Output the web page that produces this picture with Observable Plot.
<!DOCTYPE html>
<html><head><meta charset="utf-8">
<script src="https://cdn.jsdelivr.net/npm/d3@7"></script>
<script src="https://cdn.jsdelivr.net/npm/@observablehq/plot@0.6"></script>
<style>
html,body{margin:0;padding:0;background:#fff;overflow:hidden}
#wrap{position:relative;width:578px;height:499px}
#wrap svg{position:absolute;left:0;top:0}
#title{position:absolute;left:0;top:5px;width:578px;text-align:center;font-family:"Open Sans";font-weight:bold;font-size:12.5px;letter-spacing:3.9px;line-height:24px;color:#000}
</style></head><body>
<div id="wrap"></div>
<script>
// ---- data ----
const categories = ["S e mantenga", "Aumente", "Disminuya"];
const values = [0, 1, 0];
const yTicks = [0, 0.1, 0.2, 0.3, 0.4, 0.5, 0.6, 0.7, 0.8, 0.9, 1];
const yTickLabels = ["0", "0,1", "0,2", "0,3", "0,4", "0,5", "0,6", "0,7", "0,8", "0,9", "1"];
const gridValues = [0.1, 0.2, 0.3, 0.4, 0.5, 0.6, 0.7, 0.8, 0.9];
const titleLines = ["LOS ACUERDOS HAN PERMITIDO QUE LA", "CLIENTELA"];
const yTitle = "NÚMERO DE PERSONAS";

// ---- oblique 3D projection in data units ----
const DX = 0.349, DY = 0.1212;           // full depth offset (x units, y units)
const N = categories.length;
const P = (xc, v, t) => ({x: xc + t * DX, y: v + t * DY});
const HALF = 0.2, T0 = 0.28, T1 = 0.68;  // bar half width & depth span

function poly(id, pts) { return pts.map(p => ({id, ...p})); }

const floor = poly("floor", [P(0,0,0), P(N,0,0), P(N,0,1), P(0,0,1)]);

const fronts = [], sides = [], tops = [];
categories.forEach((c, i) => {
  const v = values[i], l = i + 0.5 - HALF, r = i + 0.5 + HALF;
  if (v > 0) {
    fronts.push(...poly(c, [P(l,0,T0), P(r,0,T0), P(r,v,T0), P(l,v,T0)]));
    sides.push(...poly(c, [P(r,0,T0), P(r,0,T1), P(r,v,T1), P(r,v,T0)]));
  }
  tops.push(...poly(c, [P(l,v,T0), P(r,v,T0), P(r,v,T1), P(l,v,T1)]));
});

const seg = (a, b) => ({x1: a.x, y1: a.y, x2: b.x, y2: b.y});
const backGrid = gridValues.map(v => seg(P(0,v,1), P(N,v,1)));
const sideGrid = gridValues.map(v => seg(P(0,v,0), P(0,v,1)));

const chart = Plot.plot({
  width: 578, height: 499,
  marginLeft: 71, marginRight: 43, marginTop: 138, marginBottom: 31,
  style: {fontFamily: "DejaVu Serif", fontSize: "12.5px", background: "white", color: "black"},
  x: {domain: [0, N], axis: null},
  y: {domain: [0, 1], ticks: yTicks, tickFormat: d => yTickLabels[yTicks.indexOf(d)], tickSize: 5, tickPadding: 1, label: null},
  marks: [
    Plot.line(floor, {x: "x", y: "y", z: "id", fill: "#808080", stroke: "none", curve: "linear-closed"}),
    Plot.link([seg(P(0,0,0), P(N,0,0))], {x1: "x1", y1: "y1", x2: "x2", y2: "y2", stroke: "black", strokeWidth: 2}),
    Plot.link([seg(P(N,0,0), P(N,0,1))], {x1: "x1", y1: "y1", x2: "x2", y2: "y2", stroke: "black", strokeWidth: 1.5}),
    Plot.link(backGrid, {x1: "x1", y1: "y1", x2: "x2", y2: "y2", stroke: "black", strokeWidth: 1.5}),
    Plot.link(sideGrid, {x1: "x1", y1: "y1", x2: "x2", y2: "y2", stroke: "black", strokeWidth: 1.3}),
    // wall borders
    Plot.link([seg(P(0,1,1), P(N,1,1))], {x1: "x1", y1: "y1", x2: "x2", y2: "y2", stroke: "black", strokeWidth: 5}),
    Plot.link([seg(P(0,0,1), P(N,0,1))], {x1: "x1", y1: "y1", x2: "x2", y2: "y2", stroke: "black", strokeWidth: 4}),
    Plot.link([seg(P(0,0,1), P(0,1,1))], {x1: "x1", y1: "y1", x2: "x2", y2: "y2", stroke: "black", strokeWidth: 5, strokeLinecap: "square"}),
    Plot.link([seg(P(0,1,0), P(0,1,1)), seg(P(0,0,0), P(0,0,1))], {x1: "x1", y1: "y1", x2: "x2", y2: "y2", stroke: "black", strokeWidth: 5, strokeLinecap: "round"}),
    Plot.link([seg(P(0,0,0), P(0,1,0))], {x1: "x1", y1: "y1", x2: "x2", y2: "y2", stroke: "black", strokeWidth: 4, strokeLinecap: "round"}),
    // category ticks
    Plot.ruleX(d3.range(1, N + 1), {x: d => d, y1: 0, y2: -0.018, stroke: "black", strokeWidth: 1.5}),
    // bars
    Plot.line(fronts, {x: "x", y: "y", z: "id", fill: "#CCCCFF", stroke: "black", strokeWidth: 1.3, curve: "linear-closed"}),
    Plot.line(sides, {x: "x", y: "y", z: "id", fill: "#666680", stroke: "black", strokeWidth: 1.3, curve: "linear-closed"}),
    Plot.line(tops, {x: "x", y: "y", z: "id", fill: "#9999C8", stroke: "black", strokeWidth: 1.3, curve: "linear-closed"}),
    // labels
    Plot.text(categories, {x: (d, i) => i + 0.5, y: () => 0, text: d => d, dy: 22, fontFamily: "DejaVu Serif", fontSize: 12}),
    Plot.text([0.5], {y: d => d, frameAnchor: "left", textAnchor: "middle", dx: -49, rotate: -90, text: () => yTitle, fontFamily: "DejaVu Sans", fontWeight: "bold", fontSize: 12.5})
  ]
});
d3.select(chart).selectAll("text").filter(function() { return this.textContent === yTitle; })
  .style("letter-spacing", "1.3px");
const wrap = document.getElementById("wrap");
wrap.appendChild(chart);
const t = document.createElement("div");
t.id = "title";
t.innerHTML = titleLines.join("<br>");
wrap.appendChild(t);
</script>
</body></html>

....

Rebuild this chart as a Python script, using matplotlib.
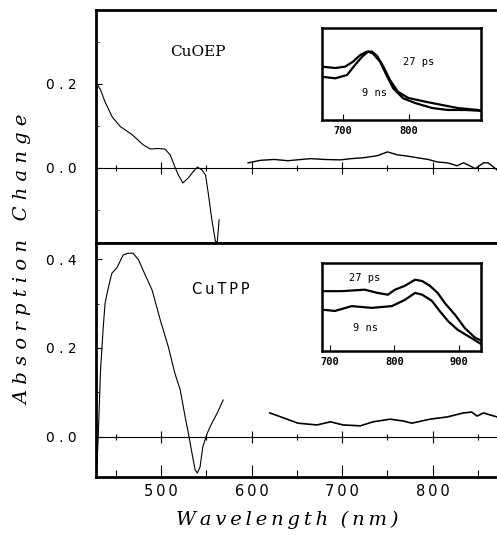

....

→ **PROBLEM**
From the records above, print exactly the lines that run from the line with "Output the web" to the line with "function poly(id, pts)", inclusive.

→ **ANSWER TO THIS PROBLEM**
Output the web page that produces this picture with Observable Plot.
<!DOCTYPE html>
<html><head><meta charset="utf-8">
<script src="https://cdn.jsdelivr.net/npm/d3@7"></script>
<script src="https://cdn.jsdelivr.net/npm/@observablehq/plot@0.6"></script>
<style>
html,body{margin:0;padding:0;background:#fff;overflow:hidden}
#wrap{position:relative;width:578px;height:499px}
#wrap svg{position:absolute;left:0;top:0}
#title{position:absolute;left:0;top:5px;width:578px;text-align:center;font-family:"Open Sans";font-weight:bold;font-size:12.5px;letter-spacing:3.9px;line-height:24px;color:#000}
</style></head><body>
<div id="wrap"></div>
<script>
// ---- data ----
const categories = ["S e mantenga", "Aumente", "Disminuya"];
const values = [0, 1, 0];
const yTicks = [0, 0.1, 0.2, 0.3, 0.4, 0.5, 0.6, 0.7, 0.8, 0.9, 1];
const yTickLabels = ["0", "0,1", "0,2", "0,3", "0,4", "0,5", "0,6", "0,7", "0,8", "0,9", "1"];
const gridValues = [0.1, 0.2, 0.3, 0.4, 0.5, 0.6, 0.7, 0.8, 0.9];
const titleLines = ["LOS ACUERDOS HAN PERMITIDO QUE LA", "CLIENTELA"];
const yTitle = "NÚMERO DE PERSONAS";

// ---- oblique 3D projection in data units ----
const DX = 0.349, DY = 0.1212;           // full depth offset (x units, y units)
const N = categories.length;
const P = (xc, v, t) => ({x: xc + t * DX, y: v + t * DY});
const HALF = 0.2, T0 = 0.28, T1 = 0.68;  // bar half width & depth span

function poly(id, pts) { return pts.map(p => ({id, ...p})); }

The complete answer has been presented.